==== Dataset section

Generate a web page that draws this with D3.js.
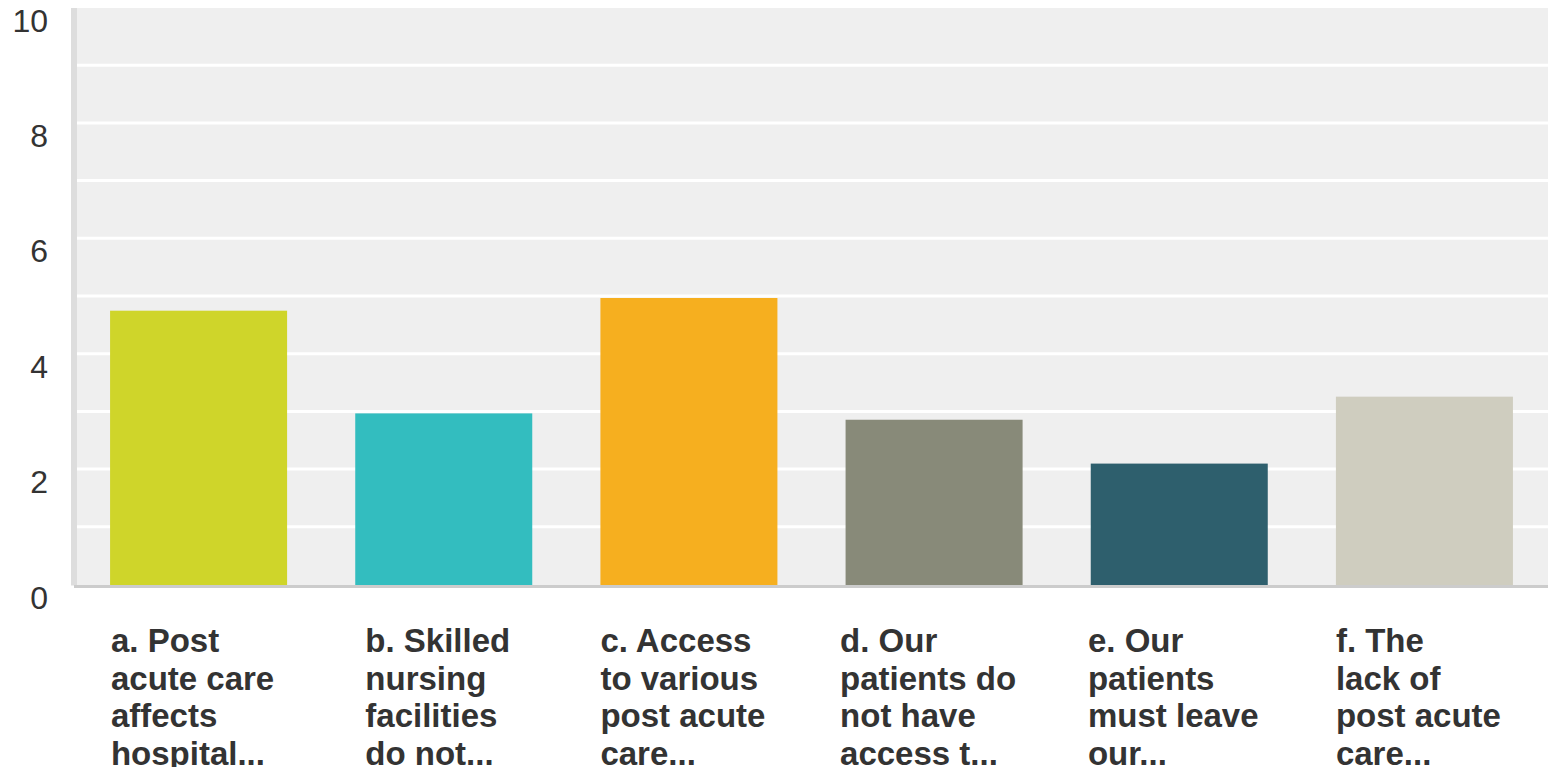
<!DOCTYPE html>
<html>
<head>
<meta charset="utf-8">
<script src="https://cdn.jsdelivr.net/npm/d3@7"></script>
<style>
  body { margin: 0; background: #fff; }
  svg { display: block; }
</style>
</head>
<body>
<div id="chart"></div>
<script>
let categories = ['a', 'b', 'c', 'd', 'e', 'f']
let labelLines = [
  ['a. Post', 'acute care', 'affects', 'hospital...'],
  ['b. Skilled', 'nursing', 'facilities', 'do not...'],
  ['c. Access', 'to various', 'post acute', 'care...'],
  ['d. Our', 'patients do', 'not have', 'access t...'],
  ['e. Our', 'patients', 'must leave', 'our...'],
  ['f. The', 'lack of', 'post acute', 'care...']
]
let values = [4.78, 3.0, 5.0, 2.89, 2.13, 3.29]
let barColors = ['#cfd52a', '#33bdbf', '#f6af1f', '#888a79', '#2e5f6d', '#cfcdbf']
let yTicks = [0, 2, 4, 6, 8, 10]
let gridValues = [1, 2, 3, 4, 5, 6, 7, 8, 9]

let width = 1552
let height = 767
let plotLeft = 77
let plotRight = 1548
let plotTop = 8
let plotBottom = 585.5

let svg = d3
  .select('#chart')
  .append('svg')
  .attr('width', width)
  .attr('height', height)

let xPositionScale = d3
  .scaleBand()
  .domain(categories)
  .range([plotLeft - 1, plotRight - 1])
  .paddingInner(0.278)
  .paddingOuter(0.139)

let yPositionScale = d3.scaleLinear().domain([0, 10]).range([plotBottom, plotTop + 0.5])

// plot background
svg
  .append('rect')
  .attr('x', plotLeft)
  .attr('y', plotTop)
  .attr('width', plotRight - plotLeft)
  .attr('height', plotBottom - plotTop)
  .attr('fill', '#efefef')

// left shaded edge
svg
  .append('rect')
  .attr('x', plotLeft - 6)
  .attr('y', plotTop)
  .attr('width', 6)
  .attr('height', plotBottom - plotTop)
  .attr('fill', '#dddddd')

// gridlines
svg
  .selectAll('.grid')
  .data(gridValues)
  .enter()
  .append('line')
  .attr('class', 'grid')
  .attr('x1', plotLeft)
  .attr('x2', plotRight)
  .attr('y1', d => yPositionScale(d) - 1)
  .attr('y2', d => yPositionScale(d) - 1)
  .attr('stroke', '#ffffff')
  .attr('stroke-width', 3)

// bars
svg
  .selectAll('.bar')
  .data(values)
  .enter()
  .append('rect')
  .attr('class', 'bar')
  .attr('x', (d, i) => xPositionScale(categories[i]))
  .attr('width', xPositionScale.bandwidth())
  .attr('y', d => yPositionScale(d) + 1)
  .attr('height', d => plotBottom - yPositionScale(d) - 1)
  .attr('fill', (d, i) => barColors[i])

// bottom axis line
svg
  .append('rect')
  .attr('x', plotLeft - 3)
  .attr('y', plotBottom - 0.5)
  .attr('width', plotRight - plotLeft + 3)
  .attr('height', 3)
  .attr('fill', '#cccccc')

// y tick labels
svg
  .selectAll('.y-label')
  .data(yTicks)
  .enter()
  .append('text')
  .attr('class', 'y-label')
  .attr('x', 48)
  .attr('y', d => yPositionScale(d) + 23)
  .attr('text-anchor', 'end')
  .attr('font-family', 'Liberation Sans, Arial, sans-serif')
  .attr('font-size', 32)
  .attr('fill', '#333333')
  .text(d => d)

// category labels
let labelGroups = svg
  .selectAll('.x-label')
  .data(categories)
  .enter()
  .append('text')
  .attr('class', 'x-label')
  .attr('font-family', 'Liberation Sans, Arial, sans-serif')
  .attr('font-weight', 'bold')
  .attr('font-size', 33)
  .attr('fill', '#333333')

labelGroups
  .selectAll('tspan')
  .data((d, i) => labelLines[i])
  .enter()
  .append('tspan')
  .attr('y', (d, i) => 652 + i * 37.5)
  .text(d => d)

labelGroups.each(function(d) {
  let tspans = d3.select(this).selectAll('tspan')
  let maxW = d3.max(tspans.nodes(), n => n.getComputedTextLength())
  let center = xPositionScale(d) + xPositionScale.bandwidth() / 2
  tspans.attr('x', center - maxW / 2 - 6)
})
</script>
</body>
</html>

========

> _Objective_
Keep the pictures out of the copy and return the rest of the data above exactly.

> _Exercise result_
Generate a web page that draws this with D3.js.
<!DOCTYPE html>
<html>
<head>
<meta charset="utf-8">
<script src="https://cdn.jsdelivr.net/npm/d3@7"></script>
<style>
  body { margin: 0; background: #fff; }
  svg { display: block; }
</style>
</head>
<body>
<div id="chart"></div>
<script>
let categories = ['a', 'b', 'c', 'd', 'e', 'f']
let labelLines = [
  ['a. Post', 'acute care', 'affects', 'hospital...'],
  ['b. Skilled', 'nursing', 'facilities', 'do not...'],
  ['c. Access', 'to various', 'post acute', 'care...'],
  ['d. Our', 'patients do', 'not have', 'access t...'],
  ['e. Our', 'patients', 'must leave', 'our...'],
  ['f. The', 'lack of', 'post acute', 'care...']
]
let values = [4.78, 3.0, 5.0, 2.89, 2.13, 3.29]
let barColors = ['#cfd52a', '#33bdbf', '#f6af1f', '#888a79', '#2e5f6d', '#cfcdbf']
let yTicks = [0, 2, 4, 6, 8, 10]
let gridValues = [1, 2, 3, 4, 5, 6, 7, 8, 9]

let width = 1552
let height = 767
let plotLeft = 77
let plotRight = 1548
let plotTop = 8
let plotBottom = 585.5

let svg = d3
  .select('#chart')
  .append('svg')
  .attr('width', width)
  .attr('height', height)

let xPositionScale = d3
  .scaleBand()
  .domain(categories)
  .range([plotLeft - 1, plotRight - 1])
  .paddingInner(0.278)
  .paddingOuter(0.139)

let yPositionScale = d3.scaleLinear().domain([0, 10]).range([plotBottom, plotTop + 0.5])

// plot background
svg
  .append('rect')
  .attr('x', plotLeft)
  .attr('y', plotTop)
  .attr('width', plotRight - plotLeft)
  .attr('height', plotBottom - plotTop)
  .attr('fill', '#efefef')

// left shaded edge
svg
  .append('rect')
  .attr('x', plotLeft - 6)
  .attr('y', plotTop)
  .attr('width', 6)
  .attr('height', plotBottom - plotTop)
  .attr('fill', '#dddddd')

// gridlines
svg
  .selectAll('.grid')
  .data(gridValues)
  .enter()
  .append('line')
  .attr('class', 'grid')
  .attr('x1', plotLeft)
  .attr('x2', plotRight)
  .attr('y1', d => yPositionScale(d) - 1)
  .attr('y2', d => yPositionScale(d) - 1)
  .attr('stroke', '#ffffff')
  .attr('stroke-width', 3)

// bars
svg
  .selectAll('.bar')
  .data(values)
  .enter()
  .append('rect')
  .attr('class', 'bar')
  .attr('x', (d, i) => xPositionScale(categories[i]))
  .attr('width', xPositionScale.bandwidth())
  .attr('y', d => yPositionScale(d) + 1)
  .attr('height', d => plotBottom - yPositionScale(d) - 1)
  .attr('fill', (d, i) => barColors[i])

// bottom axis line
svg
  .append('rect')
  .attr('x', plotLeft - 3)
  .attr('y', plotBottom - 0.5)
  .attr('width', plotRight - plotLeft + 3)
  .attr('height', 3)
  .attr('fill', '#cccccc')

// y tick labels
svg
  .selectAll('.y-label')
  .data(yTicks)
  .enter()
  .append('text')
  .attr('class', 'y-label')
  .attr('x', 48)
  .attr('y', d => yPositionScale(d) + 23)
  .attr('text-anchor', 'end')
  .attr('font-family', 'Liberation Sans, Arial, sans-serif')
  .attr('font-size', 32)
  .attr('fill', '#333333')
  .text(d => d)

// category labels
let labelGroups = svg
  .selectAll('.x-label')
  .data(categories)
  .enter()
  .append('text')
  .attr('class', 'x-label')
  .attr('font-family', 'Liberation Sans, Arial, sans-serif')
  .attr('font-weight', 'bold')
  .attr('font-size', 33)
  .attr('fill', '#333333')

labelGroups
  .selectAll('tspan')
  .data((d, i) => labelLines[i])
  .enter()
  .append('tspan')
  .attr('y', (d, i) => 652 + i * 37.5)
  .text(d => d)

labelGroups.each(function(d) {
  let tspans = d3.select(this).selectAll('tspan')
  let maxW = d3.max(tspans.nodes(), n => n.getComputedTextLength())
  let center = xPositionScale(d) + xPositionScale.bandwidth() / 2
  tspans.attr('x', center - maxW / 2 - 6)
})
</script>
</body>
</html>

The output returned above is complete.